Geschichten jüdischer Familien: „Wir sollten nicht schweigen“
Mit einer neuen Serie erinnert die WZ an die Geschichte jüdischer Familien aus der heutigen Stadt Willich.
Willich/Anrath. „Mit der sogenannten Kristallnacht am 9. November 1938 endete auch die Geschichte der Anrather Juden. Ein Alptraum des Leidens und der Gewalt in den Todesfabriken begann.“ Das schreibt Hans-Peter Enger, ehemaliger Vorsitzender des Anrather Bürgervereins, in seinem neuen Aufsatz über „Die jüdischen Mitbürger Anraths“. Dem fast 84-Jährigen ist es ein besonderes Anliegen, auf aktuelle antisemitische Aussagen ebenso aufmerksam zu machen wie die Verfehlungen des Naziregimes aufzuzeigen. „Wir sollen hierzu nicht schweigen“, sagt Enger, der als Kind selbst den braunen Terror in seinem Heimatort erlebt hat.
„Aus Gesprächen meines Großvaters mit meinen Eltern wussten wir damals schon von Massenerschießungen und Deportationen“, erinnert sich Enger im Rückblick. Das Fazit seines Großvaters sei gewesen: „Wir Deutschen wollen hier im Land nichts davon wissen, weil wir es nicht wahrhaben wollen.“
Als Kinder hätten Streifzüge rund um den Ort immer auch mal auf den jüdischen Friedhof in der Zisdonk geführt. Ein stiller, geheimnisvoller Ort sei das gewesen, inmitten von Buschwerk, Wald und Feldern. „Für uns waren die Gräber mit rätselhaften Inschriften und Symbolen nicht zu lesen, sie waren von Efeu umrankt.“ Heute, nach mehr als 70 Jahren, sei ihm bewusst, dass die Verlassenheit des Friedhofs Zeugnis für die schrecklichen Ereignisse der 30er und 40er Jahre ablegten, die die alte jüdische Gemeinde von Anrath ausgelöscht hätten.
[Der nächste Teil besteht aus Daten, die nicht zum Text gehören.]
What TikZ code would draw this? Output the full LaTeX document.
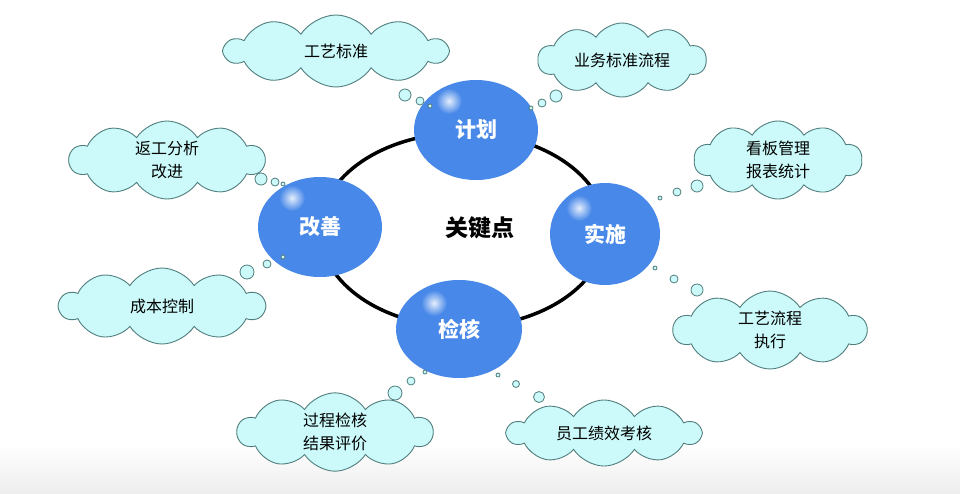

Wie Enger in seinem Aufsatz berichtet, habe Anrath eine bedeutende jüdische Gemeinde gehabt, deren Geschichte weit über 400 Jahre zurückreichte. Diese Gemeinde habe nicht nur über einen eigenen Friedhof verfügt, sondern auch über eine Synagoge mit angeschlossener Schule an der Ecke Viersener Straße/Hindenburgstraße.
Von den deutschlandweiten Ausschreitungen der Pogromnacht 1938 seien diese Gebäude gänzlich verschont geblieben. Im Krieg habe man dort „Fremdarbeiter“ und französische Kriegsgefangene untergebracht, Anfang der 50er Jahre seien die Gebäude dann abgerissen worden. „Heute steht dort ein Wohnblock.“
Generell, so Hans-Peter Enger weiter, habe es in der „Kristallnacht“ keine Verwüstungen und Zerstörungen an jüdischen Häusern in Anrath gegeben. Er erinnert aber auch daran, dass in der Nacht zum 12. November 1938 die Fassade des Hauses der Familie Julius Servos am Markt 3 mit antisemitischen Sprüchen und dem Davidstern beschmiert worden sei. „Für alle in Anrath ersichtlich, hat Frau Servos am Sonntagmorgen, vor Beginn des Hochamtes, die Fassade mit Scheuerpulver und Bürste gereinigt“, so Enger. In einem Brief hatte sein Klassenkamerad Kurt Servos Jahre später darüber berichtet.
Kurt war der Enkel von Julius Servos und lebte damals mit seinen Eltern und seiner älteren Schwester ebenfalls in dem Haus am Markt. Die Familie flüchtete 1939 in die USA. Kurt Servos studierte Geologie und wurde 1967 Professor am Menlo Park College in Kalifornien. 1977 und 1985 besuchte er nochmals Anrath, untergebracht sei er im „Haus Donk“ gewesen, so Hans-Peter Enger. Bei seinen alten Schulkameraden habe er in langen Gesprächen ein neues Deutschland kennengelernt. „Kurt besaß als Opfer eine enorme Kraft: die Macht des Vergebens. Aber er sagte auch, dass vergeben nicht vergessen heißt“, erinnert sich Enger.
Kurt Servos starb 2008, kurz vor seinem 80. Geburtstag.